Three decades later, his life has been turned upside down. Married thee times, with two children and five grandchildren, Marchenko has embarked on a new path and decided to become a military chaplain. “Five years ago, I started to believe in God and during the war I realized that only he can save us,” the evangelical explains. After passing a series of courses, he has already started to wear the uniform again occasionally and to go to the front to give spiritual aid to the servicemen participating in the counteroffensive against the Russians in the Zaporizhia region.

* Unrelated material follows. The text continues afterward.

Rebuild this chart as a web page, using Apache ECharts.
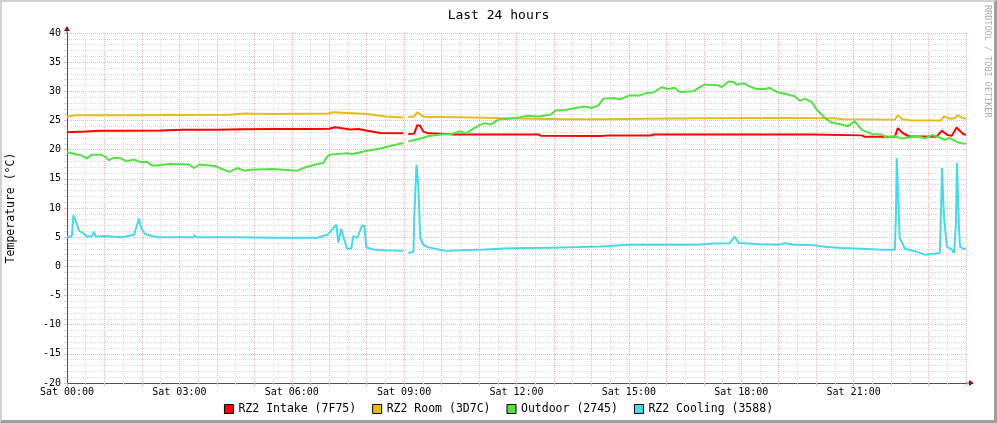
<!DOCTYPE html>
<html>
<head>
<meta charset="utf-8">
<script src="https://cdn.jsdelivr.net/npm/echarts@6/dist/echarts.min.js"></script>
<style>
html,body{margin:0;padding:0;background:#fff;}
#wrap{position:relative;width:997px;height:423px;}
#chart{position:absolute;left:0;top:0;width:997px;height:423px;}
#frame{position:absolute;left:0;top:0;width:997px;height:423px;box-sizing:border-box;
  border-top:2px solid #d2d2d2;border-left:2px solid #d2d2d2;border-right:3px solid #9e9e9e;border-bottom:3px solid #9e9e9e;pointer-events:none;}
</style>
</head>
<body>
<div id="wrap"><div id="chart"></div><div id="frame"></div></div>
<script>
// ---- data (hour of day, value in °C) ----
const seriesNames = ['RZ2 Intake (7F75)', 'RZ2 Room (3D7C)', 'Outdoor (2745)', 'RZ2 Cooling (3588)'];
const seriesColors = ['#FF0000', '#E8BA1E', '#55E044', '#48D8E8'];
const yTicks = { min: -20, max: 40, step: 5 };
const xHours = { min: 0, max: 24, labelEvery: 3 };
const dayLabel = 'Sat';
const yAxisTitle = 'Temperature (°C)';

const intake = [[0,23.0],[0.5,23.1],[0.9,23.25],[1.5,23.25],[2.5,23.3],[3.1,23.4],[4.0,23.4],[4.7,23.5],[5.5,23.55],[6.5,23.55],[7.0,23.6],[7.16,23.85],[7.3,23.7],[7.56,23.45],[7.78,23.55],[8.02,23.25],[8.36,22.85],[8.98,22.8],[9.04,'-'],[9.11,22.7],[9.27,22.75],[9.35,24.2],[9.43,24.1],[9.51,23.1],[9.65,22.8],[10.0,22.75],[10.3,22.6],[12.59,22.6],[12.65,22.4],[14.24,22.35],[14.5,22.45],[15.6,22.45],[15.66,22.6],[19.9,22.6],[19.95,22.45],[21.22,22.45],[21.3,22.2],[22.1,22.2],[22.18,23.7],[22.3,22.9],[22.47,22.3],[23.2,22.2],[23.36,23.25],[23.5,22.5],[23.62,22.4],[23.75,23.8],[23.84,23.2],[23.94,22.6],[24.0,22.6]];

const room = [[0,25.6],[0.2,25.9],[1.5,25.9],[4.36,26.0],[4.73,26.2],[5.5,26.1],[6.97,26.2],[7.1,26.4],[7.5,26.3],[8.02,26.1],[8.5,25.7],[8.98,25.5],[9.04,'-'],[9.11,25.6],[9.27,25.7],[9.35,26.4],[9.45,26.0],[9.51,25.7],[9.65,25.6],[10.0,25.6],[10.5,25.55],[12.0,25.35],[13.3,25.2],[14.24,25.2],[15.5,25.3],[17.0,25.4],[19.0,25.45],[20.5,25.4],[20.7,25.2],[22.1,25.15],[22.18,25.9],[22.3,25.2],[22.5,25.05],[23.33,25.0],[23.41,25.7],[23.57,25.3],[23.7,25.4],[23.78,25.9],[23.9,25.45],[24.0,25.3]];

const outdoor = [[0,19.6],[0.21,19.25],[0.4,19.0],[0.53,18.5],[0.67,19.15],[0.9,19.15],[1.02,18.8],[1.12,18.2],[1.25,18.6],[1.42,18.55],[1.6,18.0],[1.79,18.3],[1.95,17.9],[2.14,17.9],[2.27,17.3],[2.4,17.3],[2.73,17.55],[3.26,17.45],[3.39,16.85],[3.53,17.45],[3.95,17.2],[4.33,16.2],[4.54,16.85],[4.73,16.4],[4.89,16.55],[5.5,16.7],[6.15,16.4],[6.31,16.85],[6.68,17.55],[6.84,17.7],[6.95,18.85],[7.03,19.15],[7.48,19.4],[7.62,19.25],[8.02,19.8],[8.36,20.2],[8.71,20.75],[8.98,21.15],[9.04,'-'],[9.11,21.4],[9.49,22.0],[9.65,22.35],[9.99,22.6],[10.26,22.7],[10.5,23.15],[10.66,22.8],[10.85,23.6],[11.04,24.3],[11.17,24.55],[11.3,24.3],[11.52,25.15],[11.79,25.3],[12.05,25.5],[12.32,25.8],[12.59,25.7],[12.91,26.0],[13.04,26.7],[13.31,26.8],[13.58,27.15],[13.84,27.4],[14.0,27.15],[14.19,27.6],[14.32,28.75],[14.59,28.85],[14.75,28.6],[15.02,29.3],[15.29,29.3],[15.47,29.7],[15.66,29.8],[15.87,30.7],[16.06,30.4],[16.22,30.6],[16.36,29.9],[16.73,30.0],[16.86,30.6],[17.02,31.15],[17.34,31.1],[17.48,30.75],[17.66,31.7],[17.8,31.6],[17.88,31.15],[18.06,31.4],[18.28,30.7],[18.41,30.4],[18.63,30.4],[18.76,30.6],[18.89,30.1],[19.0,29.8],[19.16,29.6],[19.43,29.15],[19.56,28.4],[19.7,28.7],[19.88,28.2],[20.02,26.85],[20.23,25.45],[20.42,24.6],[20.68,24.3],[20.84,24.0],[21.03,24.85],[21.22,23.4],[21.49,22.7],[21.75,22.6],[21.89,22.1],[22.1,22.3],[22.29,21.9],[22.45,22.1],[22.71,22.3],[22.9,21.95],[23.09,22.5],[23.25,22.2],[23.44,21.7],[23.57,22.0],[23.7,21.5],[23.84,21.15],[24.0,21.0]];

const cooling = [[0,5.0],[0.13,5.2],[0.17,8.75],[0.24,7.7],[0.32,6.1],[0.45,5.6],[0.53,5.1],[0.67,5.2],[0.72,5.9],[0.77,5.1],[1.0,5.2],[1.47,5.0],[1.79,5.4],[1.84,6.45],[1.92,8.2],[1.98,6.6],[2.08,5.55],[2.27,5.2],[2.46,4.97],[3.37,4.97],[3.4,5.4],[3.45,4.97],[3.71,4.97],[3.75,5.3],[3.8,4.97],[4.36,4.97],[4.4,5.3],[4.45,4.97],[5.5,4.9],[6.68,4.9],[6.95,5.4],[7.08,6.3],[7.19,7.15],[7.24,4.1],[7.32,6.4],[7.38,5.0],[7.48,3.0],[7.59,3.05],[7.64,5.15],[7.75,4.9],[7.88,7.05],[7.94,6.9],[7.99,3.25],[8.18,2.9],[8.44,2.75],[8.98,2.65],[9.04,'-'],[9.11,2.3],[9.25,2.5],[9.27,8.3],[9.33,17.45],[9.38,13.7],[9.43,4.9],[9.51,3.7],[9.65,3.25],[9.99,2.8],[10.1,2.65],[10.53,2.75],[11.17,2.9],[11.7,3.05],[12.24,3.15],[12.93,3.2],[13.66,3.3],[14.24,3.4],[15.02,3.7],[15.93,3.7],[16.81,3.7],[17.26,3.9],[17.69,3.95],[17.82,5.1],[17.93,4.0],[18.23,3.9],[18.49,3.8],[19.0,3.7],[19.16,3.95],[19.43,3.7],[19.96,3.6],[20.23,3.35],[20.68,3.15],[21.22,3.0],[21.75,2.85],[22.1,2.85],[22.13,8.85],[22.15,18.6],[22.21,8.85],[22.23,4.85],[22.37,3.0],[22.63,2.6],[22.9,2.0],[23.3,2.3],[23.33,8.85],[23.36,16.85],[23.41,8.6],[23.49,3.4],[23.62,2.85],[23.68,2.3],[23.73,7.0],[23.76,17.7],[23.81,7.0],[23.84,3.4],[23.92,3.0],[24.0,3.0]];

const seriesData = [intake, room, outdoor, cooling];

// ---- chart ----
const FONT = 'DejaVu Sans Mono';
const MAJOR = '#F0B4B4';
const MINOR = '#DCDCDC';
const chart = echarts.init(document.getElementById('chart'), null, {renderer: 'canvas'});

function pad(n){ return (n < 10 ? '0' : '') + n; }

const option = {
  animation: false,
  backgroundColor: '#ffffff',
  title: {
    text: 'Last 24 hours', left: 'center', top: 4,
    textStyle: { fontFamily: FONT, fontSize: 13, fontWeight: 'normal', color: '#000' }
  },
  legend: {
    data: seriesNames, bottom: 3, left: 'center',
    icon: 'rect', itemWidth: 9, itemHeight: 9, itemGap: 16,
    selectedMode: false,
    itemStyle: { borderColor: '#000', borderWidth: 1 },
    textStyle: { fontFamily: FONT, fontSize: 11.5, color: '#000' }
  },
  grid: { left: 67, right: 31, top: 33, bottom: 40, containLabel: false, outerBoundsMode: 'none' },
  xAxis: {
    type: 'value', min: xHours.min, max: xHours.max, interval: 1,
    axisLine: { show: true, onZero: false, lineStyle: { color: '#505050', width: 1 } },
    axisTick: { show: true, length: 3, lineStyle: { color: MAJOR } },
    minorTick: { show: true, splitNumber: 2, length: 2, lineStyle: { color: MINOR } },
    splitLine: { show: true, lineStyle: { color: MAJOR, type: [1, 1], width: 1 } },
    minorSplitLine: { show: true, lineStyle: { color: MINOR, type: [1, 1], width: 1 } },
    axisLabel: {
      fontFamily: FONT, fontSize: 10, color: '#000', margin: 4, showMaxLabel: false,
      formatter: function (v) { return (v % xHours.labelEvery === 0 && v < 24) ? dayLabel + ' ' + pad(v) + ':00' : ''; }
    }
  },
  yAxis: {
    type: 'value', min: yTicks.min, max: yTicks.max, interval: yTicks.step,
    axisLine: { show: true, onZero: false, lineStyle: { color: '#505050', width: 1 } },
    axisTick: { show: true, length: 3, lineStyle: { color: MAJOR } },
    minorTick: { show: true, splitNumber: 5, length: 3, lineStyle: { color: MINOR } },
    splitLine: { show: true, lineStyle: { color: MAJOR, type: [1, 1], width: 1 } },
    minorSplitLine: { show: true, lineStyle: { color: MINOR, type: [1, 1], width: 1 } },
    axisLabel: { fontFamily: FONT, fontSize: 10, color: '#000', margin: 6 }
  },
  series: seriesData.map(function (d, i) {
    return {
      name: seriesNames[i], type: 'line', data: d, showSymbol: false, symbol: 'none',
      connectNulls: false, color: seriesColors[i],
      lineStyle: { color: seriesColors[i], width: 2 }, z: 3 + i
    };
  })
};
chart.setOption(option);

// axis arrows and axis title placed via the chart's own scales
const topPt = chart.convertToPixel({gridIndex: 0}, [xHours.min, yTicks.max]);
const botPt = chart.convertToPixel({gridIndex: 0}, [xHours.min, yTicks.min]);
const rightPt = chart.convertToPixel({gridIndex: 0}, [xHours.max, yTicks.min]);
const AR = '#7A1A1A';
chart.setOption({
  graphic: [
    { type: 'line', shape: { x1: topPt[0], y1: topPt[1], x2: topPt[0], y2: topPt[1] - 3 }, style: { stroke: '#505050', lineWidth: 1 }, z: 50 },
    { type: 'polygon', shape: { points: [[topPt[0] - 3, topPt[1] - 2], [topPt[0] + 3, topPt[1] - 2], [topPt[0], topPt[1] - 7]] }, style: { fill: AR }, z: 51 },
    { type: 'line', shape: { x1: rightPt[0], y1: rightPt[1], x2: rightPt[0] + 4, y2: rightPt[1] }, style: { stroke: '#505050', lineWidth: 1 }, z: 50 },
    { type: 'polygon', shape: { points: [[rightPt[0] + 3, rightPt[1] - 3], [rightPt[0] + 3, rightPt[1] + 3], [rightPt[0] + 8, rightPt[1]]] }, style: { fill: AR }, z: 51 },
    { type: 'text', x: topPt[0] - 56, y: (topPt[1] + botPt[1]) / 2, rotation: Math.PI / 2,
      style: { text: yAxisTitle, fontFamily: FONT, fontSize: 11.5, fill: '#000', align: 'center', verticalAlign: 'middle' }, z: 50 },
    { type: 'text', x: 987, y: 5, rotation: -Math.PI / 2,
      style: { text: 'RRDTOOL / TOBI OETIKER', fontFamily: FONT, fontSize: 8.5, fill: '#ADADAD', align: 'left', verticalAlign: 'middle' }, z: 50 }
  ]
});
</script>
</body>
</html>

Beyond these sporadic visits to the front, bodybuilding (he has been a judge in the discipline for more than two decades) is now at the center of his life. He recalls how the Russian invasion prevented him from attending the European Championships in Santa Susanna (Barcelona) in 2022. Martial law, which prevents men between the ages of 18 and 60 from leaving the country, still weighs heavily on him. Meanwhile, Marchenko remains convinced that he needs to remove any remnants of Soviet-era tattoos from his skin, such as the Christ, a tiger with a parachute adorning his back or the angel peeking out from his right breast. “I don’t need them,” he sums up, standing next to missile remnants and other war junk being auctioned off at the gym to raise money for the military and displayed next to a Christmas tree in the middle of summer.